▸ **Dataset content**:
────────────────

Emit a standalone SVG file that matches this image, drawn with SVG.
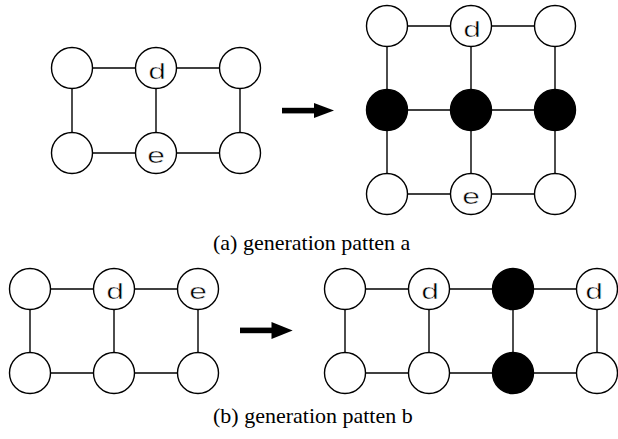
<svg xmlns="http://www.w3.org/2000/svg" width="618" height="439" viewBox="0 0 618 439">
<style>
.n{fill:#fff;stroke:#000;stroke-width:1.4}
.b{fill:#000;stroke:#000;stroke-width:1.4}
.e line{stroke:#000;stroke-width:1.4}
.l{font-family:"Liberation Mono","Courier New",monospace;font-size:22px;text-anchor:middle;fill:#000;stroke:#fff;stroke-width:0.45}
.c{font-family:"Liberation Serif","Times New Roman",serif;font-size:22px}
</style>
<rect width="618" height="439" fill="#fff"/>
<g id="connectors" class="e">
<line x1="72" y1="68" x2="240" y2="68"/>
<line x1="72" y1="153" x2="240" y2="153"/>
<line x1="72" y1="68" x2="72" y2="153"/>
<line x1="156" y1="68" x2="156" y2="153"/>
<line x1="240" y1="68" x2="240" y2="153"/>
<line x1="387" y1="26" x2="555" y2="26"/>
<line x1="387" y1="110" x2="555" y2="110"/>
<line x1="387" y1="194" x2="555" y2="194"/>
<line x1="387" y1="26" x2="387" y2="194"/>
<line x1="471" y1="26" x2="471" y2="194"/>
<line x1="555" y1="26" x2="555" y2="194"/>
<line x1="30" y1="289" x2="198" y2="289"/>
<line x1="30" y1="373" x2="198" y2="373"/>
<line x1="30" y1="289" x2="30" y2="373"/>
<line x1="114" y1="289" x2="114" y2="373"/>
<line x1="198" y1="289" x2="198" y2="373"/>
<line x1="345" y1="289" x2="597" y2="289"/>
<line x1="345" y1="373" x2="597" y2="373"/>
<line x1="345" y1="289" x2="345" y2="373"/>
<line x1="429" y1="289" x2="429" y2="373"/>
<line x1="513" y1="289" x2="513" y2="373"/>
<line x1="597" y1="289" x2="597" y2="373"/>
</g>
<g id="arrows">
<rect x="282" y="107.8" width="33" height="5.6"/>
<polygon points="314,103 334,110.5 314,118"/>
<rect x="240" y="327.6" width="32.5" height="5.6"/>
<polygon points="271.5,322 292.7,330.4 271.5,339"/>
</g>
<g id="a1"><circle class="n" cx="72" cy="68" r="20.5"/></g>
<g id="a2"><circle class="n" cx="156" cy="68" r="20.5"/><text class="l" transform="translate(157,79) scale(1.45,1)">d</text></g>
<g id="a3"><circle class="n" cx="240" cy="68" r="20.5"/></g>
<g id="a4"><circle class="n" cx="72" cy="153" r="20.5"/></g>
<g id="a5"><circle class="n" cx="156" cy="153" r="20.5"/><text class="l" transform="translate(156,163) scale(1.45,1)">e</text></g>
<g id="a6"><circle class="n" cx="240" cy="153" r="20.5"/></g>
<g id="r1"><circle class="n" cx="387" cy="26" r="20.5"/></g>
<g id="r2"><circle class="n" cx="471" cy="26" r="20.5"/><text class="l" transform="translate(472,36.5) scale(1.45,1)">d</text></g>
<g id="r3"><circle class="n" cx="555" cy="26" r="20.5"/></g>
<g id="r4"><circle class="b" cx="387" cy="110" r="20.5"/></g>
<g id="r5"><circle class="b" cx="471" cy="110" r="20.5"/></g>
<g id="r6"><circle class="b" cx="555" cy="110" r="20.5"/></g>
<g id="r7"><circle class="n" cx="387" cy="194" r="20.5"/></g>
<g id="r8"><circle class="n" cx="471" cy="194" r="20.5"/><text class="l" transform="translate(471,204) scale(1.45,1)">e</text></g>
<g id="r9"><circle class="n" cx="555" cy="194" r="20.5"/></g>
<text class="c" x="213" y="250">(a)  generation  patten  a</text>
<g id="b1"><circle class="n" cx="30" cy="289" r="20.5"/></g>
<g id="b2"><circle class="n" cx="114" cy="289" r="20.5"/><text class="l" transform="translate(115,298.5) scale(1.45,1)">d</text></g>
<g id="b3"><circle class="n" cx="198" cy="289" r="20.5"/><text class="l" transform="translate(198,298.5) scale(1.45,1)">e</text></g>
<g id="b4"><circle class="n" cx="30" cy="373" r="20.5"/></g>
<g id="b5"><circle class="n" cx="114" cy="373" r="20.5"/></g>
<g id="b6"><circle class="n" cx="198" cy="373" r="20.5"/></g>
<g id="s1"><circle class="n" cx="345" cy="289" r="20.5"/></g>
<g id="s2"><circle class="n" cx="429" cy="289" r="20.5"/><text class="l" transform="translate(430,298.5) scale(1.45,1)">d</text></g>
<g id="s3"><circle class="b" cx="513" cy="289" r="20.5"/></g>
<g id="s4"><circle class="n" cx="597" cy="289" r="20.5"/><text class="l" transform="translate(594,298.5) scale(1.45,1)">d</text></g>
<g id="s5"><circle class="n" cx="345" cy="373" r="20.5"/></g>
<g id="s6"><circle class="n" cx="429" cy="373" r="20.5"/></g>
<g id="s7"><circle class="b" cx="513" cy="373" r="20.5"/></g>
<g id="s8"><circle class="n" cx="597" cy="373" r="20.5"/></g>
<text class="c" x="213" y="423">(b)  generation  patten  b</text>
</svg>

────────────────

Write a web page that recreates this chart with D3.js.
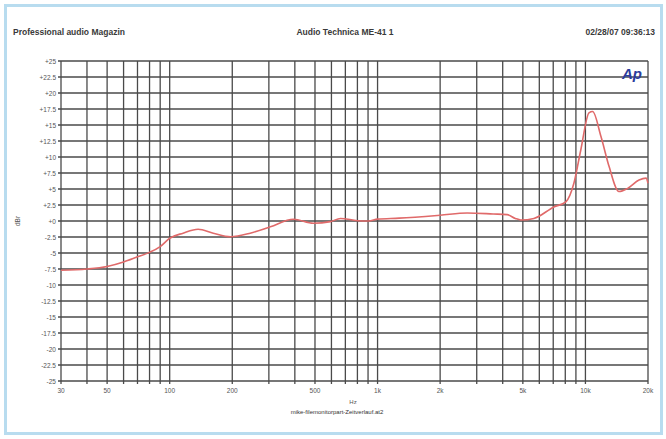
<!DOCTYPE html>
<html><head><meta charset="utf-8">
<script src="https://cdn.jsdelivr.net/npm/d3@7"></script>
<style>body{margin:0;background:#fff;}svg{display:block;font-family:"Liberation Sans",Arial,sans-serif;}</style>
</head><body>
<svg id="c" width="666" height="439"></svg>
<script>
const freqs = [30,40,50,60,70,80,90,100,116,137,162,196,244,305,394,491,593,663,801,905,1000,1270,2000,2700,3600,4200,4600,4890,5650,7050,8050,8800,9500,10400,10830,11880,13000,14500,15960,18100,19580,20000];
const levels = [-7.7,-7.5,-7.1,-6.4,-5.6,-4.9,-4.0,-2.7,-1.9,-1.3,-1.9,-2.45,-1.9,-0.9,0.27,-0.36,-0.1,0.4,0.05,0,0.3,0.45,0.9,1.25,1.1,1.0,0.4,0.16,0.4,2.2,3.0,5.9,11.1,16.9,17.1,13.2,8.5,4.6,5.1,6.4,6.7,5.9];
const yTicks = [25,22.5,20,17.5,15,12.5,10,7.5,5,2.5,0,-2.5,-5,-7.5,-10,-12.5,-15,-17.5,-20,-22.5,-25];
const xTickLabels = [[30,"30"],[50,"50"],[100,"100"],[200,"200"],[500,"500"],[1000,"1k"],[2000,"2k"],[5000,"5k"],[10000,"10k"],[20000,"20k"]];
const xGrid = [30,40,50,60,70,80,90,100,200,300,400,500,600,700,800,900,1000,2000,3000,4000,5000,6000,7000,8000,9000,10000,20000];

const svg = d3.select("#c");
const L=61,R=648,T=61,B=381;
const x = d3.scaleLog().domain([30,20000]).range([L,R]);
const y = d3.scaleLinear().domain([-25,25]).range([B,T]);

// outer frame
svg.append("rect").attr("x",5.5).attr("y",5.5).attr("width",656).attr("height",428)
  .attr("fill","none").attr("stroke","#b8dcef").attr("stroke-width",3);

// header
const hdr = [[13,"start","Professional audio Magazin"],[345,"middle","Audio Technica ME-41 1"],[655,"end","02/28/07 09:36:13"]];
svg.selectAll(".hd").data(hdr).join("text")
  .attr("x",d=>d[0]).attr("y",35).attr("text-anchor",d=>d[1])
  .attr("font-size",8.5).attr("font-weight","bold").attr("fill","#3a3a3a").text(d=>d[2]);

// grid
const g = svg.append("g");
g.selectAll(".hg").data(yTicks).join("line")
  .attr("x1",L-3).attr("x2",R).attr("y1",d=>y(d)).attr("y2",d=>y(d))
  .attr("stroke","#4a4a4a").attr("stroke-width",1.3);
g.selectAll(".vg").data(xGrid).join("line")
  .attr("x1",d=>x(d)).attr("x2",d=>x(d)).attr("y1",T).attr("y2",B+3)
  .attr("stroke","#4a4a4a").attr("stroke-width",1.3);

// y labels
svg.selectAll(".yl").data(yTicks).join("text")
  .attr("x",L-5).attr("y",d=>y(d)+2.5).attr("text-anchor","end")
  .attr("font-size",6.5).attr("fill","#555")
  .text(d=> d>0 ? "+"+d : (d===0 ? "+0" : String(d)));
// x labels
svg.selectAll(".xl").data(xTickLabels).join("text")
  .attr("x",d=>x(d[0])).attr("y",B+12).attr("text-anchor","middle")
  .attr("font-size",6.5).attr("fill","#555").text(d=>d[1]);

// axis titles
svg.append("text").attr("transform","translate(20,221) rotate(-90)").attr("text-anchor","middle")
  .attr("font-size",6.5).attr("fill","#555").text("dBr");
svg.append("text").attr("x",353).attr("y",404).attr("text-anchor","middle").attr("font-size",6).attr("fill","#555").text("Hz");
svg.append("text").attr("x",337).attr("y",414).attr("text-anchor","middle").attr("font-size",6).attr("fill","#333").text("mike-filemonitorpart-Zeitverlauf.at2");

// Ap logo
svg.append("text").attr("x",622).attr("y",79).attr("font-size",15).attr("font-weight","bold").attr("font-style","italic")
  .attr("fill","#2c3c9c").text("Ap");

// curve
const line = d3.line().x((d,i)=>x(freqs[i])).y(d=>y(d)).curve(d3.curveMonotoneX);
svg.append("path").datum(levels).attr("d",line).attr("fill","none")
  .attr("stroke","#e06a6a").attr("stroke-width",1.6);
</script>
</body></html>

────────────────

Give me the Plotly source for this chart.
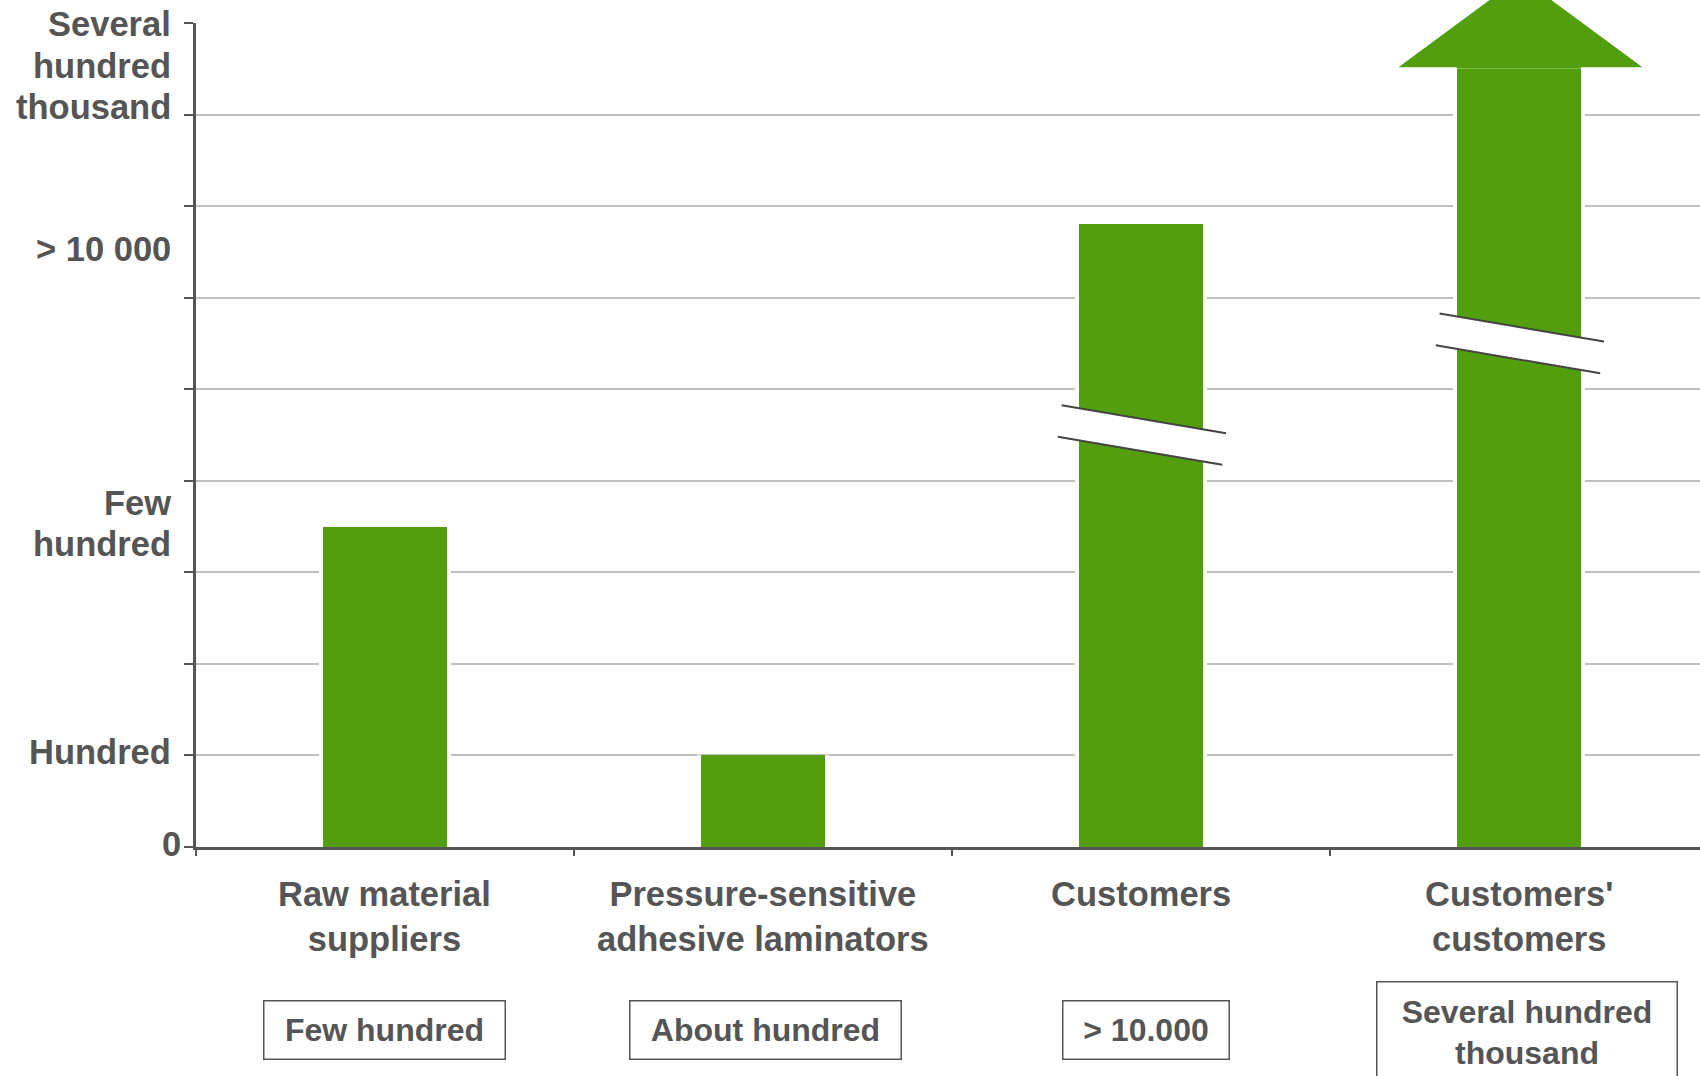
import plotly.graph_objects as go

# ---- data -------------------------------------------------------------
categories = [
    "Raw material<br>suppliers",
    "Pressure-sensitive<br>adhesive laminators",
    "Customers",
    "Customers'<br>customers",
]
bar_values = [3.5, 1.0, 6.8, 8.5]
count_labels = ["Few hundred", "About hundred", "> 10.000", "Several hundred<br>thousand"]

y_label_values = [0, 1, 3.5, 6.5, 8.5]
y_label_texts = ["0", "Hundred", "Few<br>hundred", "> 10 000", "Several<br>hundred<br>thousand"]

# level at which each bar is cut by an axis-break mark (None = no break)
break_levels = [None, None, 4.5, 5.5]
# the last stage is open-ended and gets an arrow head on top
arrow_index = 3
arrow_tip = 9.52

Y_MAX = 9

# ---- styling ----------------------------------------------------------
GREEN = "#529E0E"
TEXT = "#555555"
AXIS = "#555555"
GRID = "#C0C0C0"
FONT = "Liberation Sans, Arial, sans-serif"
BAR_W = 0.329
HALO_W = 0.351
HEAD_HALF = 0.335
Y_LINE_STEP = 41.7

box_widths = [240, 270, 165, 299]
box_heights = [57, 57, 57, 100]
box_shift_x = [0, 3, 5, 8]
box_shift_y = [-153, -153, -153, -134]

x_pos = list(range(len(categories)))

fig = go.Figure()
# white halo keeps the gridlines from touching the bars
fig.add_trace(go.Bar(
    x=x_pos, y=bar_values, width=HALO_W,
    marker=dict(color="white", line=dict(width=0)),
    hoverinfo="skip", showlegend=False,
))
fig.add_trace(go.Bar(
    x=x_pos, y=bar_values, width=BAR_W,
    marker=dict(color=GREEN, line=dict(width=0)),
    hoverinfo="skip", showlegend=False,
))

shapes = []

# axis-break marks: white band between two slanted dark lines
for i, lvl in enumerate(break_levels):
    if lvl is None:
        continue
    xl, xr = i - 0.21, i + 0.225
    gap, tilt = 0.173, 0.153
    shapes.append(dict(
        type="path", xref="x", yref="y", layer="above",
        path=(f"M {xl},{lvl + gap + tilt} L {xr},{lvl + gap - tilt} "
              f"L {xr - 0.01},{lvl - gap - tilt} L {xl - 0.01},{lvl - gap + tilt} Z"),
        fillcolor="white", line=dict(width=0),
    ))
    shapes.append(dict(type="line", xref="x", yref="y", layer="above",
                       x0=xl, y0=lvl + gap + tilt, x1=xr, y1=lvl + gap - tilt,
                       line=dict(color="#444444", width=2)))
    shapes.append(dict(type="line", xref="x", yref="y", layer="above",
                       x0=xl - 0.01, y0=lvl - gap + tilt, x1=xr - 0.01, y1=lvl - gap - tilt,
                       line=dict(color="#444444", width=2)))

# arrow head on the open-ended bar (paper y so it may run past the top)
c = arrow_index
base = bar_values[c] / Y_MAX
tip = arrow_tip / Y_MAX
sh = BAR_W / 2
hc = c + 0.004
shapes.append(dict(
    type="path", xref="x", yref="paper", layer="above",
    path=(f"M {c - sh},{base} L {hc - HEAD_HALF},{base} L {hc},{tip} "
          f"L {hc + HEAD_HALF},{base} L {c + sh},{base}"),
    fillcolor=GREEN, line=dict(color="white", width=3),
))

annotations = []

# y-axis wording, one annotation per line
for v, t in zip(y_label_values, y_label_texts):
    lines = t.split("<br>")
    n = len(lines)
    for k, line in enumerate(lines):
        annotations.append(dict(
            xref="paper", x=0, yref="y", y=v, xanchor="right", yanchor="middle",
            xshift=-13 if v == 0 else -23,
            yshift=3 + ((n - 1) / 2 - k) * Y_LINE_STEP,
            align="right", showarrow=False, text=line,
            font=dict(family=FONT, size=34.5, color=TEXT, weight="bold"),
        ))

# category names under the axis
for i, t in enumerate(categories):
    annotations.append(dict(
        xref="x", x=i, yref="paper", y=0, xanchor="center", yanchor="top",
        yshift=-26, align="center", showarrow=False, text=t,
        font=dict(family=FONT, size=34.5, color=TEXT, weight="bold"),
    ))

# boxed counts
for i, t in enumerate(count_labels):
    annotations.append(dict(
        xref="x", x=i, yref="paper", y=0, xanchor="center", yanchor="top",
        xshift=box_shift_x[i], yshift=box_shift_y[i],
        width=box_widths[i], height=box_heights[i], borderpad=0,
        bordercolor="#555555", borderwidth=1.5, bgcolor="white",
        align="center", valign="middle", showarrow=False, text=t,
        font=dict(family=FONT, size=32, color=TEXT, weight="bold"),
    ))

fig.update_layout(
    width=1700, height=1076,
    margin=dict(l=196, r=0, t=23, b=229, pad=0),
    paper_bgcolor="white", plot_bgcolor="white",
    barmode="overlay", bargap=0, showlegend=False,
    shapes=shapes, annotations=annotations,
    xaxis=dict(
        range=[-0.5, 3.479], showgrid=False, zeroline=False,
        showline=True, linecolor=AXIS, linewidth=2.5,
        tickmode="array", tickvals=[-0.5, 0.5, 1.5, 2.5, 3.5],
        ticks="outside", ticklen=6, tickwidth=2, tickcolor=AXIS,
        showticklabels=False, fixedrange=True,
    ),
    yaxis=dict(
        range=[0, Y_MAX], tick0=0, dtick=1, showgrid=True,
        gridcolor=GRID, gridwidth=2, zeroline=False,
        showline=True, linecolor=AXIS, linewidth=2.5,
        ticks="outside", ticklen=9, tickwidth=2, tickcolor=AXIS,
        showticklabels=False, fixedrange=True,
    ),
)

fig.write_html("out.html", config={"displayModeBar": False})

────────────────

Work out how many lines above contain the word "that". Give only the number.

▸ **Task answer**:
2